We are pretty committed to following what we call segmentation, putting the customer where it makes sense for the customer. That way they can get the best advice, they can have the best chance at qualifying for whatever the appropriate product or service may be.
Q: Are you seeing at this time more people who are seeking loans?
A: Not really. You don't see tremendous activity of people coming in and saying "increase my line." I don't think that there are a lot of business out there that are looking to increase their debt exposure right now. You have businesses that we work with for years, we know them, they know us, we continue to look at their financials. Business owners are very savvy by the very nature they are running a business. They know. They understand what the lending environment is.
Q: We established you all have the largest market share. What percent?
A: 16%, that's from the last FDIC report.
Q: What are your thoughts on the bank bailouts and federal aid coming into the banking system?

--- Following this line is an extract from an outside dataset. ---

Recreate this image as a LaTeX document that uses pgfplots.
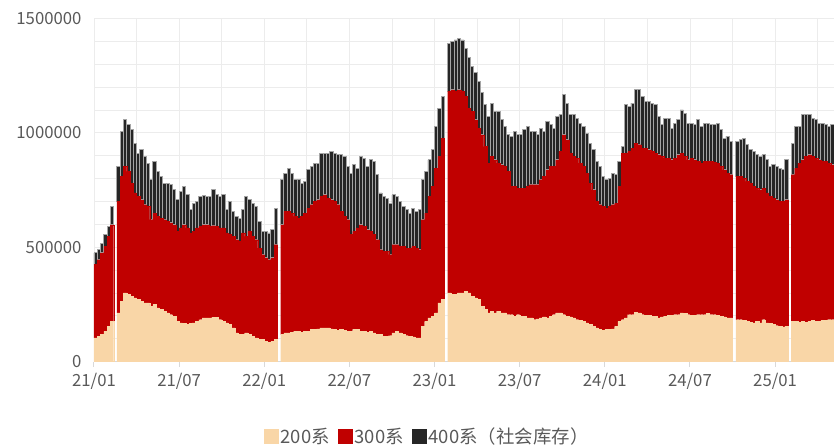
\documentclass[border=0pt]{standalone}
\usepackage{fontspec}
\setmainfont{Noto Sans CJK SC}
\usepackage{pgfplots}
\usepackage{pgfplotstable}
\pgfplotsset{compat=1.18}

\definecolor{tan200}{RGB}{249,214,167}
\definecolor{red300}{RGB}{192,0,0}
\definecolor{dark400}{RGB}{38,38,38}
\definecolor{edge400}{RGB}{165,165,165}
\definecolor{gridc}{RGB}{236,236,236}
\definecolor{axisc}{RGB}{217,217,217}
\definecolor{labelc}{RGB}{89,89,89}

% weekly stock, thousand units; week 0 = first week of 2021, holiday weeks left out
\pgfplotstableread{
w a b c
0 103 321 51
1 111 334 44
2 118 357 43
3 132 372 51
4 154 393 44
5 176 422 80
7 213 487 153
8 263 546 197
9 300 553 204
10 293 538 204
11 285 495 233
12 278 459 218
13 271 451 189
14 263 444 219
15 256 430 211
16 256 422 190
17 242 378 175
18 249 400 226
19 234 401 196
20 227 400 182
21 220 400 160
22 213 400 167
23 205 401 167
24 198 400 153
25 176 393 138
26 169 415 160
27 166 432 168
28 162 422 145
29 166 396 102
30 169 400 124
31 176 408 116
32 183 408 131
33 191 407 127
34 191 407 124
35 191 400 131
36 194 400 157
37 194 397 138
38 183 401 138
39 176 408 145
40 169 393 102
41 162 393 145
42 147 400 110
43 125 408 102
44 118 408 101
45 118 444 102
46 125 422 175
47 118 451 138
48 111 436 146
49 103 430 145
50 96 400 117
51 96 371 102
52 89 364 116
53 84 361 117
54 89 364 123
55 96 415 160
57 118 480 197
58 125 532 167
59 125 532 189
60 128 521 175
61 132 503 160
62 132 495 168
63 128 507 145
64 132 517 139
65 132 539 167
66 140 546 167
67 140 560 168
68 143 564 161
69 147 575 189
70 147 582 182
71 147 568 196
72 143 564 212
73 140 560 211
74 137 549 218
75 140 517 247
76 137 498 262
77 132 488 233
78 132 423 269
79 140 429 291
80 140 444 262
81 132 466 299
82 132 459 298
83 128 448 277
84 132 437 313
85 125 430 320
86 118 415 284
87 118 371 248
88 111 371 240
89 111 371 233
90 113 354 226
91 125 386 218
92 132 379 211
93 125 379 196
94 118 386 174
95 113 383 168
96 111 385 153
97 108 396 167
98 103 393 161
99 103 386 175
100 154 466 175
101 176 473 182
102 191 531 160
103 198 568 160
104 213 633 182
105 256 641 211
106 271 706 182
108 300 881 211
109 293 895 211
110 293 888 225
111 300 888 225
112 300 881 225
113 307 853 210
114 300 808 222
115 285 808 197
116 278 779 208
117 271 749 205
118 242 749 184
119 227 713 182
120 213 655 203
121 220 677 233
122 213 669 211
123 220 648 225
124 213 647 197
125 213 640 175
126 205 626 160
127 205 561 218
128 198 568 240
129 205 553 233
130 198 560 233
131 198 560 255
132 191 575 262
133 191 582 233
134 183 590 233
135 186 587 218
136 191 604 225
137 195 614 197
138 191 647 212
139 198 655 182
140 205 648 167
141 213 669 189
142 213 705 161
143 205 786 175
144 198 771 161
145 195 716 168
146 191 706 182
147 183 706 175
148 180 688 174
149 176 677 175
150 169 655 175
151 162 618 175
152 154 597 175
153 147 553 175
154 140 546 167
155 137 541 131
156 140 531 124
157 140 538 124
158 143 543 138
159 154 539 124
160 176 590 109
161 183 728 29
162 191 720 211
163 205 713 197
164 205 728 197
165 215 740 233
166 213 735 240
167 205 728 226
168 201 732 204
169 201 725 211
170 198 721 211
171 198 713 211
172 191 713 167
173 195 702 138
174 198 691 175
175 201 688 175
176 201 681 138
177 205 684 153
178 205 699 153
179 213 698 189
180 210 687 189
181 205 677 160
182 201 688 153
183 201 681 153
184 205 670 182
185 205 663 160
186 205 670 167
187 210 665 167
188 205 670 160
189 205 666 164
190 201 667 174
191 198 655 160
192 195 643 139
193 191 633 160
194 191 626 145
196 183 626 153
197 183 626 160
198 180 622 175
199 176 612 160
200 172 608 146
201 169 597 153
202 176 582 146
203 169 582 146
204 183 575 146
205 169 568 145
206 166 556 131
207 162 553 145
208 157 550 146
209 154 546 146
210 151 549 138
211 154 553 175
213 176 641 138
214 176 670 182
215 172 696 160
216 176 706 197
217 172 725 182
218 176 728 175
219 179 718 167
220 176 713 168
221 176 706 160
222 180 695 167
223 179 696 160
224 183 685 160
225 183 677 175
}\stock

\begin{document}
\begin{tikzpicture}
\useasboundingbox (-94bp,-83bp) rectangle (740bp,361.5bp);
\begin{axis}[
	at={(0bp,0bp)},anchor=south west,
	scale only axis,width=740bp,height=343bp,
	ybar stacked,bar width=1,
	xmin=-0.5,xmax=225.5,ymin=0,ymax=1500,
	xtick={-0.5,25.5,51.5,77.5,103.5,129.5,155.5,181.5,207.5},
	xticklabels={21/01,21/07,22/01,22/07,23/01,23/07,24/01,24/07,25/01},
	minor xtick={12.5,38.5,64.5,90.5,116.5,142.5,168.5,194.5,220.5},
	ytick={0,500,1000,1500},yticklabels={0,500000,1000000,1500000},
	minor ytick={100,200,300,400,600,700,800,900,1100,1200,1300,1400},
	grid=both,
	major grid style={gridc,line width=0.8bp},
	minor grid style={gridc,line width=0.8bp},
	axis x line*=bottom,axis y line*=left,
	x axis line style={-,axisc,line width=1bp},
	y axis line style={draw=none},
	tick align=outside,major tick length=5bp,minor tick length=0pt,
	xtick style={axisc,line width=1bp},
	ytick style={draw=none},
	tick label style={font=\fontsize{16.8}{16.8}\selectfont,text=labelc},
	yticklabel style={xshift=-4bp},
	xticklabel style={yshift=-3bp},
	legend image code/.code={\path[#1,draw=none] (0bp,-7.5bp) rectangle (15bp,7.5bp);},
	legend style={at={(0.45,-0.219)},anchor=center,legend columns=3,draw=none,fill=none,
		font=\fontsize{18.5}{18.5}\selectfont,text=labelc,
		/tikz/every even column/.append style={column sep=6bp}},
	legend cell align=left,
]
\addplot[fill=tan200,draw=tan200,line width=0.2bp] table[x=w,y=a]{\stock};
\addlegendentry{200系}
\addplot[fill=red300,draw=red300,line width=0.2bp] table[x=w,y=b]{\stock};
\addlegendentry{300系}
\addplot[fill=dark400,draw=edge400,line width=0.9bp] table[x=w,y=c]{\stock};
\addlegendentry{400系（社会库存）}
\end{axis}
\end{tikzpicture}
\end{document}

A: There are things I don't comment on because we are still experiencing it, and I think we have to see what it means to us, and then I'll be able to comment but right now it would be speculation.
Q: What is the bank's community involvement, and what will it be as the merger continues?
A: We are huge partners to the community here and have been and that's not changing. We are operating for the rest of this year under two separate companies for our community involvement.
Q: Through 2009?
A: Yes. We have our budgets and our commitment that we've made and we are absolutely going to fulfill those commitments that we've made. These organizations in our community count on the business supporting what they are doing. We are going to continue our community efforts and support. One of my jobs is to be active in the community and to encourage my teammates to be active in the community and give back.
As a big employer in Southeast Florida, we donate lots of money, lots of man hours, to make sure that our communities are better and we are going to be committed to that. If you look at Wells Fargo and Wachovia, we are both very philanthropic companies and that's not going to change. We've continued to honor the commitments that we've made and we will continue to do so.
Q: What's your personal community involvement or any plans?
A: I'm currently involved in the Greater Miami Chamber of Commerce, the Beacon Council, Florida International University and the Museum of Discovery and Science in Fort Lauderdale. My whole leadership team will be very active in community events and giving back. Last year I think we had 700 people at the March of Dimes walk, and we are going to continue to be there. There are 3,400 of us here; we are bound to make an impact.
Q: Can you tell us a little bit about your family and what hobbies you have?
A: I'm an avid traveler all over the world. It's what I do at every spare moment. I want to see the whole world. I'm committed. All my extra income goes toward travel. That's my passion. I take two pretty significant trips a year outside the country. I just think it makes you see the world in such a way when you are exposed to different cultures and people.